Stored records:
* Start *

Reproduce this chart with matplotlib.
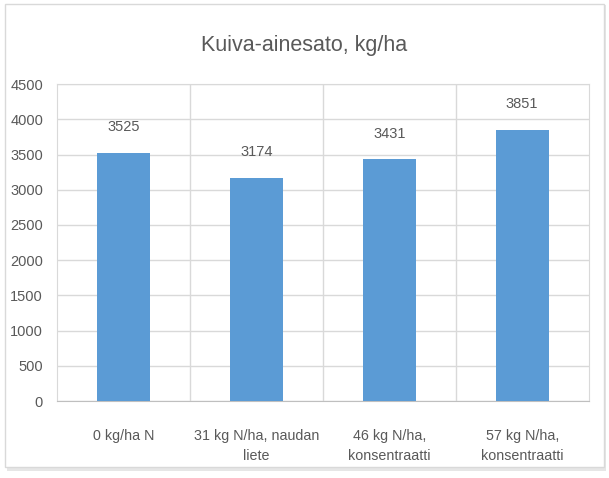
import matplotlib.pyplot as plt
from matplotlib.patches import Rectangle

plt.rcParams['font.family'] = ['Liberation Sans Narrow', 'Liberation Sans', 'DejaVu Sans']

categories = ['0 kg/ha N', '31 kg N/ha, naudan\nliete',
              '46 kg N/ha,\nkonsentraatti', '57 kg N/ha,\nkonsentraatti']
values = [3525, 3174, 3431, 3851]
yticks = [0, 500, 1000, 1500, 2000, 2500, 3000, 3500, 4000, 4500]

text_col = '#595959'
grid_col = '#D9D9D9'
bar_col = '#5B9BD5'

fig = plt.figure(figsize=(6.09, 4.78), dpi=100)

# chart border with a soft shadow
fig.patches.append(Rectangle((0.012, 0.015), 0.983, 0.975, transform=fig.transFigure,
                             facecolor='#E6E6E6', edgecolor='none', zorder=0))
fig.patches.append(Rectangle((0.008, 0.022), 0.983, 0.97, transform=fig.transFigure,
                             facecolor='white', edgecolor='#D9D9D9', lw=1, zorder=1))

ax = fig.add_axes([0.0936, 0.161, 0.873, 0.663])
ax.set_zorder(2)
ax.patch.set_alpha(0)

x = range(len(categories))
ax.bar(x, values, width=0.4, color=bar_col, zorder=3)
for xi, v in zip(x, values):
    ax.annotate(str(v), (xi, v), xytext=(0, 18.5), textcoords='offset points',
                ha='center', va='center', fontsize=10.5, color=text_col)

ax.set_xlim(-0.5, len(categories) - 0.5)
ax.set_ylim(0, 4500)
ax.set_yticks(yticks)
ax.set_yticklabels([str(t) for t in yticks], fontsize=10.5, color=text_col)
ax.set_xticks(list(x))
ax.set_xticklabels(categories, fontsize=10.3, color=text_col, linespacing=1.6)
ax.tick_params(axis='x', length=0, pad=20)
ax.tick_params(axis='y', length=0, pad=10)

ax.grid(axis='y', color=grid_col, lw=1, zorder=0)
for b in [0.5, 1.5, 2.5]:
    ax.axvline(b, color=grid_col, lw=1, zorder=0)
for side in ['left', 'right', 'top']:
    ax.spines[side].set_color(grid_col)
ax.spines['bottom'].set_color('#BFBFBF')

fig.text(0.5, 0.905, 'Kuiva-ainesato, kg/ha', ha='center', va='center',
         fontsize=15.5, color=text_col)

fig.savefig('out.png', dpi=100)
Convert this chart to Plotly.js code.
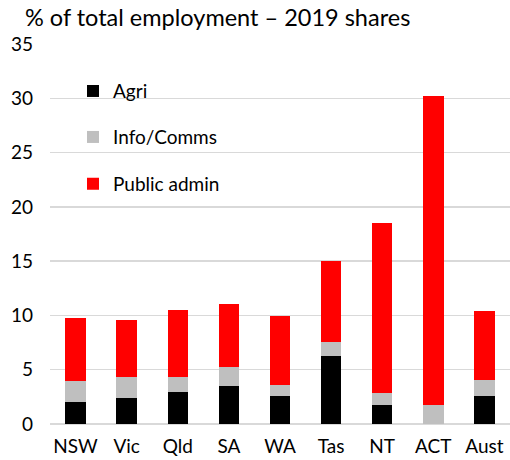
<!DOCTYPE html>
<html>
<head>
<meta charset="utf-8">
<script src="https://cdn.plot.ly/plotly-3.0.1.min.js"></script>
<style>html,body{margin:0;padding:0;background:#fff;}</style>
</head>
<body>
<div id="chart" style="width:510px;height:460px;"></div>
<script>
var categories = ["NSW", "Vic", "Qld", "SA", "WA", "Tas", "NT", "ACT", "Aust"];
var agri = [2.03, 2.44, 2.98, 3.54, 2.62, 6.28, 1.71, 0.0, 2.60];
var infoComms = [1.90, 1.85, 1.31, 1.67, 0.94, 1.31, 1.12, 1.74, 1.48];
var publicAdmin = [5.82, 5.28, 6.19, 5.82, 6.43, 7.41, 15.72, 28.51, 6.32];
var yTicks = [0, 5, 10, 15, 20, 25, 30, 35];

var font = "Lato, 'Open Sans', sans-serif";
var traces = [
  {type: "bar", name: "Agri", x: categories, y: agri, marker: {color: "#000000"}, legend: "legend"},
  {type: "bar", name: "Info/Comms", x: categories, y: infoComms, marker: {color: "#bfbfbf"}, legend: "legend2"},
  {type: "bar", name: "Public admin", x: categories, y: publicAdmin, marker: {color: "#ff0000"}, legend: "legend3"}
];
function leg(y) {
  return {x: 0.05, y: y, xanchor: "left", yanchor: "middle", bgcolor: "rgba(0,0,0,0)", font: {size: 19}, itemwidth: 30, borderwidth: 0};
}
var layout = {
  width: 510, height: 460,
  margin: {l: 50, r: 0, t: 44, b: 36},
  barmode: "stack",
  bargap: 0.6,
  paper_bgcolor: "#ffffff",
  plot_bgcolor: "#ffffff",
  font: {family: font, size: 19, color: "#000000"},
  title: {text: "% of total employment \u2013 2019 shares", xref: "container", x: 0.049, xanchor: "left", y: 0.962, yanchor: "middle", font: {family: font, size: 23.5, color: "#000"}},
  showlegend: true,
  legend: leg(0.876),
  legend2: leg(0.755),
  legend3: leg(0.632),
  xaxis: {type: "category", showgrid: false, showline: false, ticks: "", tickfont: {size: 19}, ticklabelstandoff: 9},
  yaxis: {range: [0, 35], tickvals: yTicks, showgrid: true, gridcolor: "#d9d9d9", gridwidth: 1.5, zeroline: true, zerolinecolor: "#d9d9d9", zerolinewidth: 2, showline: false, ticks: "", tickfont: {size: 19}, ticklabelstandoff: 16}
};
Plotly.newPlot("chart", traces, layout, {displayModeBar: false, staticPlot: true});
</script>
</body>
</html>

* End *
* Start *

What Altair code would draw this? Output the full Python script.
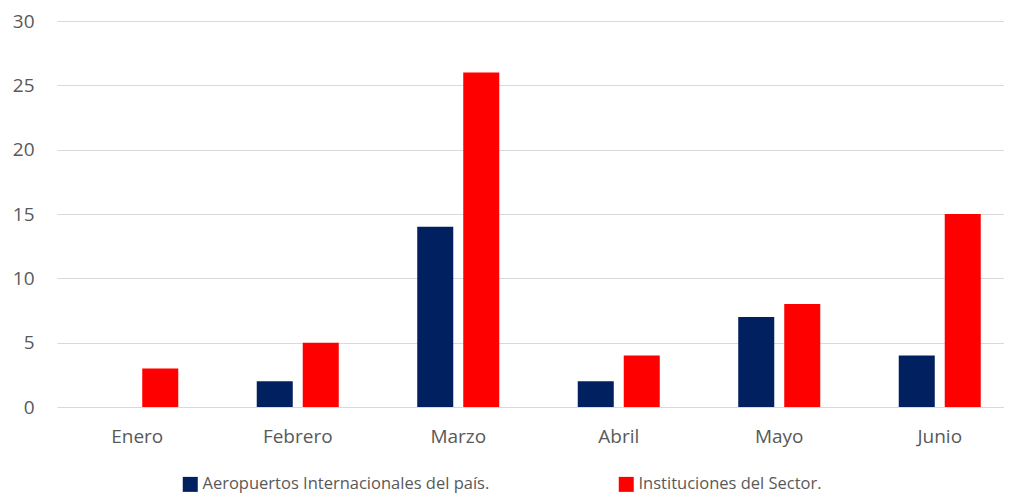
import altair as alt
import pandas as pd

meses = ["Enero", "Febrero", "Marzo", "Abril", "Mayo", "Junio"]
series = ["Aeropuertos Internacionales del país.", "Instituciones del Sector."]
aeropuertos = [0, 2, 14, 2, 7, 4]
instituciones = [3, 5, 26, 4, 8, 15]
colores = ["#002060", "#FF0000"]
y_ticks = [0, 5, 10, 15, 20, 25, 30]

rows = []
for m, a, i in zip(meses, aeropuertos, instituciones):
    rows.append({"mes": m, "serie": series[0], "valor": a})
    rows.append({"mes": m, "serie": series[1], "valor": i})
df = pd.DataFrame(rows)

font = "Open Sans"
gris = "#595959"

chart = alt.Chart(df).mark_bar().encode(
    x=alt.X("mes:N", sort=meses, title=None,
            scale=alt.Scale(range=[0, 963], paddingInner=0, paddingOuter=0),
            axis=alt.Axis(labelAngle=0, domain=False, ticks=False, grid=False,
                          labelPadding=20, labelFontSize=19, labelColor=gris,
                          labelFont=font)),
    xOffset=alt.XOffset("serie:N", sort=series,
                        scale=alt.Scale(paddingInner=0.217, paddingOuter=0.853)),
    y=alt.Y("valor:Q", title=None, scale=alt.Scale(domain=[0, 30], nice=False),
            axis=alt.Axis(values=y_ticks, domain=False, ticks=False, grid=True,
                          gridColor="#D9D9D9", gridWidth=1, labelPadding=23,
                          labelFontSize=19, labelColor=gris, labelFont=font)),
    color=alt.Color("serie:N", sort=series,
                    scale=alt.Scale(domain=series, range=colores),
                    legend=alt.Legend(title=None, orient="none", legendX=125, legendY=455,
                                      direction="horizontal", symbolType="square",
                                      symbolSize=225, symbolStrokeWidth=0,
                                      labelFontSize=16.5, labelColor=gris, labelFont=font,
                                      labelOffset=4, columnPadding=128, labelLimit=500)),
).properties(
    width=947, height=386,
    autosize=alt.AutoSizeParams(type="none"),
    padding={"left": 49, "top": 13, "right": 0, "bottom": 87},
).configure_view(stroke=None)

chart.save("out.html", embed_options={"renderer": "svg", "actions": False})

* End *

What you need to do:
Retype only the lines above from the one with "Convert this chart to Plotly.js code." through the one with "var yTicks = [0, 5, 10, 15, 20, 25, 30, 35];", exactly and with both ends. Images stay out.

Expected answer:
Convert this chart to Plotly.js code.
<!DOCTYPE html>
<html>
<head>
<meta charset="utf-8">
<script src="https://cdn.plot.ly/plotly-3.0.1.min.js"></script>
<style>html,body{margin:0;padding:0;background:#fff;}</style>
</head>
<body>
<div id="chart" style="width:510px;height:460px;"></div>
<script>
var categories = ["NSW", "Vic", "Qld", "SA", "WA", "Tas", "NT", "ACT", "Aust"];
var agri = [2.03, 2.44, 2.98, 3.54, 2.62, 6.28, 1.71, 0.0, 2.60];
var infoComms = [1.90, 1.85, 1.31, 1.67, 0.94, 1.31, 1.12, 1.74, 1.48];
var publicAdmin = [5.82, 5.28, 6.19, 5.82, 6.43, 7.41, 15.72, 28.51, 6.32];
var yTicks = [0, 5, 10, 15, 20, 25, 30, 35];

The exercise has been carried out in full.